The hon. member says “all male lawyers”; it is extraordinary that, although the ladies are as able as was said here, they are not members of these bodies too.
I want to refer to the amendment moved by the hon. member for Musgrave. I am inclined to agree with the hon. member for Graaff-Reinet that if there is a deficiency in our law, we are now taking steps to set up machinery which is completely out of proportion to what we really want to achieve. I said in the Other Place that I was prepared, in view of recent court decisions, to refer the matter of the two exceptions to the Law Revision Committee. They can then be properly considered from a legal point of view, and the necessary recommendations can then be made.
Do you think they will give you a report before four years?
Yes, I have already referred to that. An hon. member asked who the members of the Law Revision Committee were. The members include the Chief Justice, judges of appeal, professors and representatives of the Side Bar and the Bar, to which the hon. member belongs. This body is properly constituted and is in a better position to make legal proposals than the hon. member for Wynberg is.

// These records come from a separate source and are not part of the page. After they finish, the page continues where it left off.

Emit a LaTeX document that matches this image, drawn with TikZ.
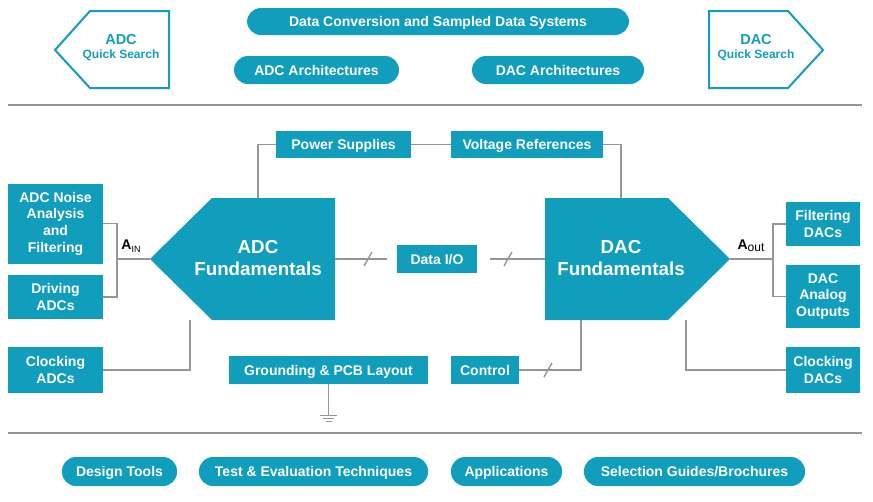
\documentclass[tikz,border=0pt]{standalone}
\usepackage{fontspec}
\setmainfont{Liberation Sans}
\usetikzlibrary{calc}
\definecolor{adiblue}{RGB}{16,158,188}
\definecolor{wiregray}{RGB}{150,150,150}
\tikzset{
  tile/.style={fill=adiblue, text=white, font=\bfseries\fontsize{14}{16.7}\selectfont, inner sep=0pt},
  box/.style={tile, text height=10pt, text depth=0pt},
  stack/.style={tile, align=center},
  pill/.style={box, rounded corners=14pt, minimum height=28pt},
  wire/.style={draw=wiregray, line width=1.4pt},
  bigbox/.style={fill=adiblue},
  bigtext/.style={text=white, font=\bfseries\fontsize{18.8}{22}\selectfont, align=center},
  search/.style={draw=adiblue, line width=2pt, fill=white},
  searchtext/.style={text=adiblue, align=center, font=\bfseries\fontsize{12}{14}\selectfont}
}
\newcommand{\busmark}[1]{\draw[wire] ($(#1)+(-4,7)$) -- ($(#1)+(4,-7)$);}
\begin{document}
\begin{tikzpicture}[x=1pt, y=-1pt]
\useasboundingbox (0,0) rectangle (873,501);

\draw[search] (55,50) -- (90,11) -- (169,11) -- (169,88) -- (90,88) -- cycle;
\node[searchtext] (adcqs) at (121,48) {{\fontsize{14.5}{14}\selectfont ADC}\\Quick Search};
\draw[search] (709,11) -- (788,11) -- (823,50) -- (788,88) -- (709,88) -- cycle;
\node[searchtext] (dacqs) at (756,48) {{\fontsize{14.5}{14}\selectfont DAC}\\Quick Search};

\node[pill, minimum width=382pt, minimum height=27pt] (dcsds) at (438,21.5) {Data Conversion and Sampled Data Systems};
\node[pill, minimum width=165pt] (adcarch) at (316.5,70) {ADC Architectures};
\node[pill, minimum width=172pt] (dacarch) at (558,70) {DAC Architectures};

\coordinate (topl) at (8,105);
\coordinate (topr) at (862,105);
\coordinate (botl) at (8,433);
\coordinate (botr) at (862,433);
\draw[wire] (topl) -- (topr);
\draw[wire] (botl) -- (botr);

\node[box, minimum width=135pt, minimum height=27pt] (power) at (343.5,144.5) {Power Supplies};
\node[box, minimum width=152pt, minimum height=27pt] (vref) at (527,144.5) {Voltage References};

\fill[bigbox] (150,259) -- (212,198) -- (335,198) -- (335,320) -- (212,320) -- cycle;
\node[bigtext] (adc) at (258,258) {ADC\\Fundamentals};
\fill[bigbox] (545,198) -- (668,198) -- (730,259) -- (668,320) -- (545,320) -- cycle;
\node[bigtext] (dac) at (621,258) {DAC\\Fundamentals};

\coordinate (adcin) at (150,259);
\coordinate (adcout) at (335,259);
\coordinate (adctop) at (258,198);
\coordinate (adcbot) at (190,320);
\coordinate (dacin) at (545,259);
\coordinate (dacout) at (730,259);
\coordinate (dactop) at (621,198);
\coordinate (dacbotl) at (581,320);
\coordinate (dacbotr) at (686,320);
\coordinate (ajoin) at (117,259);
\coordinate (djoin) at (773,259);

\node[box, minimum width=80pt, minimum height=28pt] (dataio) at (437,259) {Data I/O};

\node[stack, minimum width=95pt, minimum height=80pt] (noise) at (55.5,223.5) {ADC Noise\\Analysis\\and\\Filtering};
\node[stack, minimum width=95pt, minimum height=44pt] (driving) at (55.5,297) {Driving\\ADCs};
\node[stack, minimum width=95pt, minimum height=46pt] (clkadc) at (55.5,370) {Clocking\\ADCs};

\node[stack, minimum width=74pt, minimum height=44pt] (filtdac) at (823,224) {Filtering\\DACs};
\node[stack, minimum width=74pt, minimum height=63pt] (analog) at (823,296.5) {DAC\\Analog\\Outputs};
\node[stack, minimum width=74pt, minimum height=46pt] (clkdac) at (823,370) {Clocking\\DACs};

\node[box, minimum width=199pt, minimum height=28pt] (ground) at (328.5,370) {Grounding \& PCB Layout};
\node[box, minimum width=68pt, minimum height=28pt] (control) at (485,370) {Control};

\node[pill, minimum width=115pt, minimum height=29pt] (tools) at (119.5,471.5) {Design Tools};
\node[pill, minimum width=229pt, minimum height=29pt] (testeval) at (313.5,471.5) {Test \& Evaluation Techniques};
\node[pill, minimum width=111pt, minimum height=29pt] (apps) at (506.5,471.5) {Applications};
\node[pill, minimum width=221pt, minimum height=29pt] (guides) at (694.5,471.5) {Selection Guides/Brochures};

\draw[wire] (noise.east) -| (ajoin) |- (driving.east);
\draw[wire] (ajoin) -- (adcin);
\node (ain) at (131,246) {\fontsize{14}{14}\selectfont\textbf{A}\raisebox{-3pt}{\fontsize{9}{9}\selectfont IN}};
\draw[wire] (clkadc.east) -| (adcbot);
\draw[wire] (adctop) |- (power.west);
\draw[wire] (power.east) -- (vref.west);
\draw[wire] (vref.east) -| (dactop);
\draw[wire, shorten >=10pt] (adcout) -- (dataio.west);
\draw[wire, shorten <=13pt] (dataio.east) -- (dacin);
\coordinate (busa) at (368,259);
\coordinate (busb) at (508,259);
\busmark{busa}
\busmark{busb}
\draw[wire] (dacout) -- (djoin);
\draw[wire] (filtdac.west) -| (djoin) |- (analog.west);
\node (aout) at (751,246) {\fontsize{14}{14}\selectfont\textbf{A}\raisebox{-2pt}{\fontsize{12}{12}\selectfont out}};
\draw[wire] (dacbotr) |- (clkdac.west);
\draw[wire] (control.east) -| (dacbotl);
\coordinate (busc) at (548,370);
\busmark{busc}

\coordinate (gnd) at (ground.south |- 0,415);
\draw[wire] (ground.south) -- (gnd);
\draw[wire, line width=1pt] ($(gnd)+(-8.5,0)$) -- ($(gnd)+(8.5,0)$);
\draw[wire, line width=1pt] ($(gnd)+(-5.5,3)$) -- ($(gnd)+(5.5,3)$);
\draw[wire, line width=1pt] ($(gnd)+(-3,6)$) -- ($(gnd)+(3,6)$);
\end{tikzpicture}
\end{document}
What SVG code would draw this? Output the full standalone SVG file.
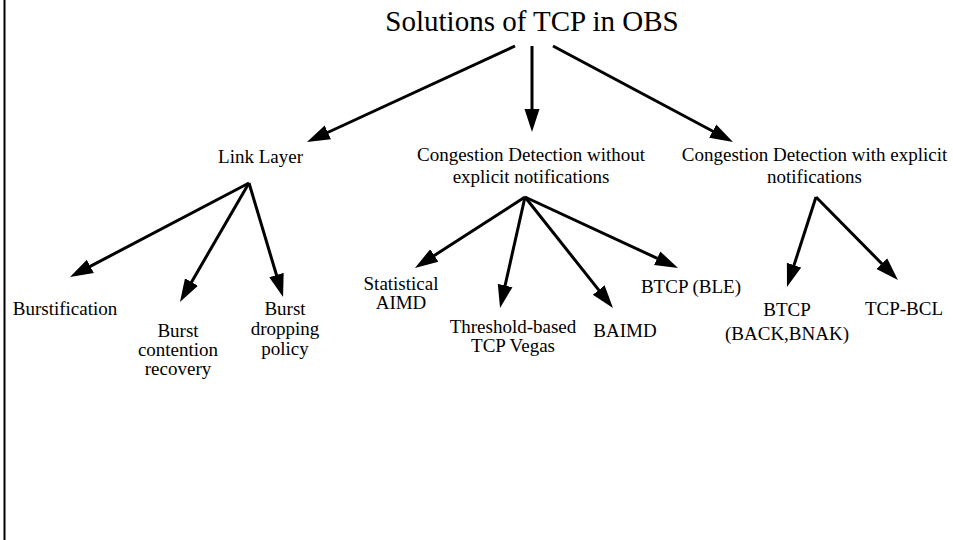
<svg xmlns="http://www.w3.org/2000/svg" width="953" height="540" viewBox="0 0 953 540" font-family="'Liberation Serif', 'DejaVu Serif', serif">
<style>
text{fill:#000;text-anchor:middle}
.t{font-size:29px}
.l{font-size:19px}
.c{stroke:#000;stroke-width:3;fill:none;marker-end:url(#ah)}
</style>
<defs>
<marker id="ah" markerUnits="userSpaceOnUse" markerWidth="26" markerHeight="18" viewBox="0 -9 26 18" refX="5" refY="0" orient="auto">
<path d="M0,-7.5 L23,0 L0,7.5 z" fill="#000"/>
</marker>
</defs>
<rect width="953" height="540" fill="#fff"/>
<line x1="4.5" y1="0" x2="4.5" y2="540" stroke="#000" stroke-width="2"/>
<g id="connectors">
<line class="c" x1="515" y1="46" x2="323.3" y2="134.5"/>
<line class="c" x1="532" y1="46" x2="532" y2="114"/>
<line class="c" x1="553" y1="46" x2="717.1" y2="133.5"/>
<line class="c" x1="249" y1="183" x2="85.9" y2="268.6"/>
<line class="c" x1="249" y1="183" x2="189" y2="286.4"/>
<line class="c" x1="249" y1="183" x2="277.9" y2="279.8"/>
<line class="c" x1="525" y1="197" x2="430.1" y2="258.2"/>
<line class="c" x1="525" y1="197" x2="504" y2="290.4"/>
<line class="c" x1="525" y1="197" x2="601.8" y2="293.9"/>
<line class="c" x1="525" y1="197" x2="661.7" y2="260.4"/>
<line class="c" x1="816" y1="197" x2="792.5" y2="269.9"/>
<line class="c" x1="816" y1="197" x2="885.3" y2="267.2"/>
</g>
<g id="root"><text class="t" x="532" y="31">Solutions of TCP in OBS</text></g>
<g id="link-layer"><text class="l" x="260.5" y="163">Link Layer</text></g>
<g id="cd-without"><text class="l" x="531" y="161">Congestion Detection without</text><text class="l" x="531" y="183">explicit notifications</text></g>
<g id="cd-with"><text class="l" x="814.5" y="161">Congestion Detection with explicit</text><text class="l" x="814.5" y="183">notifications</text></g>
<g id="burstification"><text class="l" x="65" y="315">Burstification</text></g>
<g id="contention"><text class="l" x="178" y="337">Burst</text><text class="l" x="178" y="356">contention</text><text class="l" x="178" y="375">recovery</text></g>
<g id="dropping"><text class="l" x="285" y="315">Burst</text><text class="l" x="285" y="335">dropping</text><text class="l" x="285" y="355">policy</text></g>
<g id="statistical"><text class="l" x="401" y="290">Statistical</text><text class="l" x="401" y="309">AIMD</text></g>
<g id="threshold"><text class="l" x="513" y="333">Threshold-based</text><text class="l" x="513" y="352">TCP Vegas</text></g>
<g id="baimd"><text class="l" x="625" y="337">BAIMD</text></g>
<g id="btcp-ble"><text class="l" x="691" y="293">BTCP (BLE)</text></g>
<g id="btcp"><text class="l" x="787" y="316">BTCP</text><text class="l" x="787" y="340">(BACK,BNAK)</text></g>
<g id="tcp-bcl"><text class="l" x="904" y="315">TCP-BCL</text></g>
</svg>
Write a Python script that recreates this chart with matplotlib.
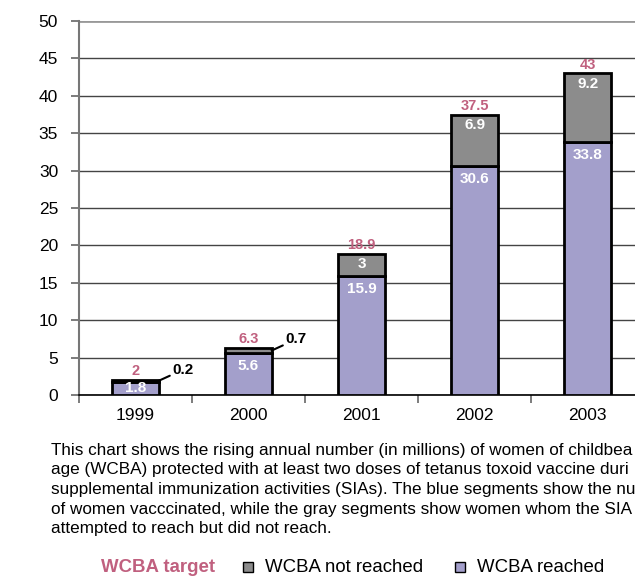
import numpy as np
import matplotlib.pyplot as plt
from matplotlib.patches import Rectangle

plt.rcParams["font.family"] = ["Liberation Sans", "DejaVu Sans"]

years = ["1999", "2000", "2001", "2002", "2003"]
reached = [1.8, 5.6, 15.9, 30.6, 33.8]
not_reached = [0.2, 0.7, 3, 6.9, 9.2]
target = [2, 6.3, 18.9, 37.5, 43]

# caption lines run off the right edge of the panel
caption = [
    "This chart shows the rising annual number (in millions) of women of childbea",
    "age (WCBA) protected with at least two doses of tetanus toxoid vaccine duri",
    "supplemental immunization activities (SIAs). The blue segments show the nu",
    "of women vacccinated, while the gray segments show women whom the SIA",
    "attempted to reach but did not reach.",
]

BLUE = "#a39fcb"
GRAY = "#8c8c8c"
PINK = "#c0607f"

fig = plt.figure(figsize=(6.35, 5.77), dpi=100)
# axes run a little past the right edge of the canvas
ax = fig.add_axes([0.1244, 0.3154, 0.89, 0.6482])

x = np.arange(len(years))
w = 0.41
ax.bar(x, reached, w, color=BLUE, edgecolor="black", linewidth=2, zorder=3)
ax.bar(x, not_reached, w, bottom=reached, color=GRAY, edgecolor="black",
       linewidth=2, zorder=3)

ax.set_xlim(-0.5, 4.5)
ax.set_ylim(0, 50)
ax.set_yticks(range(0, 51, 5))
ax.yaxis.grid(True, color="#444444", linewidth=1)
ax.set_axisbelow(True)
ax.tick_params(axis="y", labelsize=12.5, length=6, color="#666666", width=1.2, pad=9)
ax.set_xticks(x)
ax.set_xticklabels(years, fontsize=12.5)
ax.tick_params(axis="x", length=0, pad=9)
ax.set_xticks(np.arange(-0.5, 5, 1), minor=True)
ax.tick_params(axis="x", which="minor", length=6, color="#666666", width=1.2)
for side in ["top", "right"]:
    ax.spines[side].set_visible(False)
ax.spines["left"].set_color("#777777")
ax.spines["left"].set_linewidth(1.5)
ax.spines["bottom"].set_linewidth(1.2)
ax.get_ygridlines()[-1].set_color("#999999")
ax.get_ygridlines()[-1].set_linewidth(2)

for i in range(len(years)):
    ax.annotate(f"{target[i]:g}", (x[i], target[i]), xytext=(0, 6.3),
                textcoords="offset points", ha="center", va="center",
                color=PINK, fontsize=10.5, fontweight="bold", zorder=4)
    y_in = max(reached[i] - 1.75, reached[i] / 2)
    ax.text(x[i], y_in, f"{reached[i]:g}", ha="center", va="center",
            color="white", fontsize=11, fontweight="bold", zorder=4)
    if not_reached[i] >= 1:
        ax.text(x[i], target[i] - 1.45, f"{not_reached[i]:g}", ha="center",
                va="center", color="white", fontsize=11, fontweight="bold", zorder=4)
    else:
        ax.annotate(f"{not_reached[i]:g}", (x[i] + w / 2, target[i] - not_reached[i] / 2),
                    xytext=(10, 3), textcoords="offset points", ha="left",
                    va="bottom", color="black", fontsize=11, fontweight="bold",
                    arrowprops=dict(arrowstyle="-", color="black", lw=1.5,
                                    shrinkA=0, shrinkB=0), zorder=4)

for k, line in enumerate(caption):
    fig.text(51 / 635, 1 - (450 + 19.7 * k) / 577, line, fontsize=12.35,
             ha="left", va="center")

ly = 1 - 567 / 577
fig.text(101 / 635, ly, "WCBA target", color=PINK, fontsize=13.4,
         fontweight="bold", ha="left", va="center")
for px, col, lab in [(243, GRAY, "WCBA not reached"), (455, BLUE, "WCBA reached")]:
    fig.patches.append(Rectangle((px / 635, ly - 5 / 577), 10 / 635, 10 / 577,
                                 transform=fig.transFigure, facecolor=col,
                                 edgecolor="black", linewidth=1))
    fig.text((px + 22) / 635, ly, lab, fontsize=13.4, ha="left", va="center")

fig.savefig("out.png", dpi=100)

My point is, do you think they will reach agreement?
Yes it is possible. I cannot say at the moment, however, when they will submit the report. I fear that what we have heard here this afternoon, has in my opinion not yet been properly formulated. We may just as well forget about the matter of equal guardianship. While the marriage lasts, it is impossible for both parents to have an equal say over the children. In the case of a normal marriage, while everything is still going well, the wife has the say. But when the parents are quarrelling to the extent that they go to court, the time for a divorce has come. The existing laws then prescribe to which parent the children are to be given.
Business interrupted in accordance with Standing Order No. 32 and motion and amendment lapsed.